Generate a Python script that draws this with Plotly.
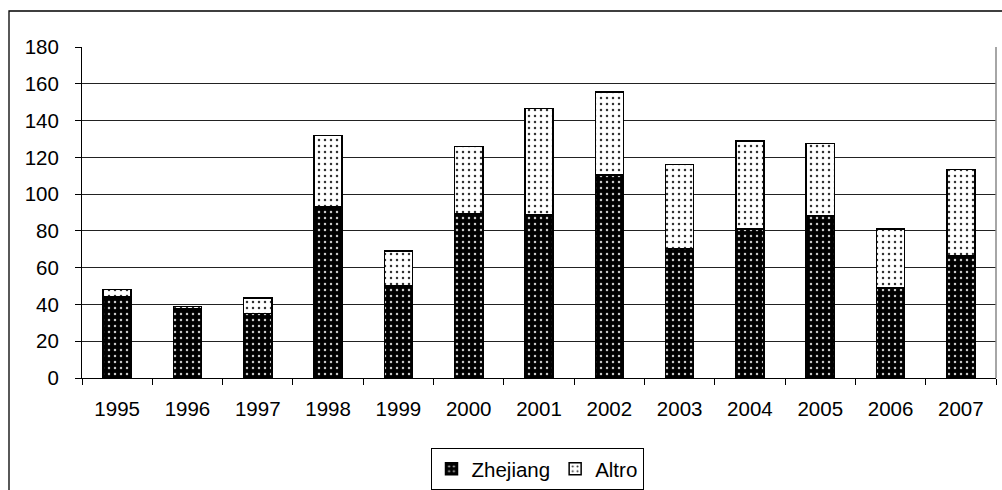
import plotly.graph_objects as go

years = ["1995", "1996", "1997", "1998", "1999", "2000", "2001",
         "2002", "2003", "2004", "2005", "2006", "2007"]
zhejiang = [44, 37.5, 35, 93, 50, 89.5, 89, 110.5, 70.5, 81, 88.5, 49, 66.5]
altro = [4, 1.5, 8.5, 39, 19, 36.5, 57.5, 45, 45.5, 48, 39, 32, 47]
y_ticks = [0, 20, 40, 60, 80, 100, 120, 140, 160, 180]

W, H = 1002, 490
ML, MR, MT, MB = 82, 6, 47, 112
PW, PH = W - ML - MR, H - MT - MB


def px_x(p):
    return (p - ML) / PW


def px_y(p):
    return (H - MB - p) / PH


font = dict(family="Liberation Sans, Arial, sans-serif", size=20.5, color="black")

fig = go.Figure()
fig.add_trace(go.Bar(
    x=years, y=zhejiang, name="Zhejiang",
    marker=dict(
        color="black",
        line=dict(color="black", width=1.5),
        pattern=dict(shape=".", bgcolor="black", fgcolor="#c8c8c8",
                     size=6, solidity=0.14, fillmode="replace"),
    ),
))
fig.add_trace(go.Bar(
    x=years, y=altro, name="Altro",
    marker=dict(
        color="white",
        line=dict(color="black", width=1.5),
        pattern=dict(shape=".", bgcolor="white", fgcolor="#333333",
                     size=6, solidity=0.14, fillmode="replace"),
    ),
))

fig.update_layout(
    width=W, height=H,
    margin=dict(l=ML, r=MR, t=MT, b=MB, autoexpand=False),
    barmode="stack", bargap=0.6,
    paper_bgcolor="white", plot_bgcolor="white",
    font=font,
    showlegend=True,
    legend=dict(
        orientation="h", x=px_x(537), xanchor="center",
        y=px_y(448), yanchor="top", traceorder="normal",
        bordercolor="black", borderwidth=1, bgcolor="white",
        font=font, itemwidth=30, tracegroupgap=0,
    ),
    xaxis=dict(
        type="category", range=[-0.5, 12.5],
        showline=True, linecolor="black", linewidth=1,
        ticks="outside", tickson="boundaries", ticklen=6,
        tickcolor="black", showgrid=False, ticklabelstandoff=12,
    ),
    yaxis=dict(
        range=[0, 180], tickvals=y_ticks,
        showline=True, linecolor="black", linewidth=1,
        ticks="outside", ticklen=6, tickcolor="black",
        showgrid=True, gridcolor="#222222", gridwidth=1,
        zeroline=False, ticklabelstandoff=12,
    ),
    shapes=[
        # outer chart frame
        dict(type="rect", xref="paper", yref="paper",
             x0=px_x(9), x1=px_x(1010), y0=px_y(11), y1=px_y(500),
             line=dict(color="black", width=1.3), layer="above"),
        # plot area right border
        dict(type="line", xref="paper", yref="paper",
             x0=1, x1=1, y0=0, y1=1,
             line=dict(color="#888888", width=1.5), layer="above"),
    ],
)

fig.write_html("out.html")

==============================

— OBJECTIVE —
Make an exact reproduction of the listing above, without any pictures.

— RESPONSE —
Generate a Python script that draws this with Plotly.
import plotly.graph_objects as go

years = ["1995", "1996", "1997", "1998", "1999", "2000", "2001",
         "2002", "2003", "2004", "2005", "2006", "2007"]
zhejiang = [44, 37.5, 35, 93, 50, 89.5, 89, 110.5, 70.5, 81, 88.5, 49, 66.5]
altro = [4, 1.5, 8.5, 39, 19, 36.5, 57.5, 45, 45.5, 48, 39, 32, 47]
y_ticks = [0, 20, 40, 60, 80, 100, 120, 140, 160, 180]

W, H = 1002, 490
ML, MR, MT, MB = 82, 6, 47, 112
PW, PH = W - ML - MR, H - MT - MB


def px_x(p):
    return (p - ML) / PW


def px_y(p):
    return (H - MB - p) / PH


font = dict(family="Liberation Sans, Arial, sans-serif", size=20.5, color="black")

fig = go.Figure()
fig.add_trace(go.Bar(
    x=years, y=zhejiang, name="Zhejiang",
    marker=dict(
        color="black",
        line=dict(color="black", width=1.5),
        pattern=dict(shape=".", bgcolor="black", fgcolor="#c8c8c8",
                     size=6, solidity=0.14, fillmode="replace"),
    ),
))
fig.add_trace(go.Bar(
    x=years, y=altro, name="Altro",
    marker=dict(
        color="white",
        line=dict(color="black", width=1.5),
        pattern=dict(shape=".", bgcolor="white", fgcolor="#333333",
                     size=6, solidity=0.14, fillmode="replace"),
    ),
))

fig.update_layout(
    width=W, height=H,
    margin=dict(l=ML, r=MR, t=MT, b=MB, autoexpand=False),
    barmode="stack", bargap=0.6,
    paper_bgcolor="white", plot_bgcolor="white",
    font=font,
    showlegend=True,
    legend=dict(
        orientation="h", x=px_x(537), xanchor="center",
        y=px_y(448), yanchor="top", traceorder="normal",
        bordercolor="black", borderwidth=1, bgcolor="white",
        font=font, itemwidth=30, tracegroupgap=0,
    ),
    xaxis=dict(
        type="category", range=[-0.5, 12.5],
        showline=True, linecolor="black", linewidth=1,
        ticks="outside", tickson="boundaries", ticklen=6,
        tickcolor="black", showgrid=False, ticklabelstandoff=12,
    ),
    yaxis=dict(
        range=[0, 180], tickvals=y_ticks,
        showline=True, linecolor="black", linewidth=1,
        ticks="outside", ticklen=6, tickcolor="black",
        showgrid=True, gridcolor="#222222", gridwidth=1,
        zeroline=False, ticklabelstandoff=12,
    ),
    shapes=[
        # outer chart frame
        dict(type="rect", xref="paper", yref="paper",
             x0=px_x(9), x1=px_x(1010), y0=px_y(11), y1=px_y(500),
             line=dict(color="black", width=1.3), layer="above"),
        # plot area right border
        dict(type="line", xref="paper", yref="paper",
             x0=1, x1=1, y0=0, y1=1,
             line=dict(color="#888888", width=1.5), layer="above"),
    ],
)

fig.write_html("out.html")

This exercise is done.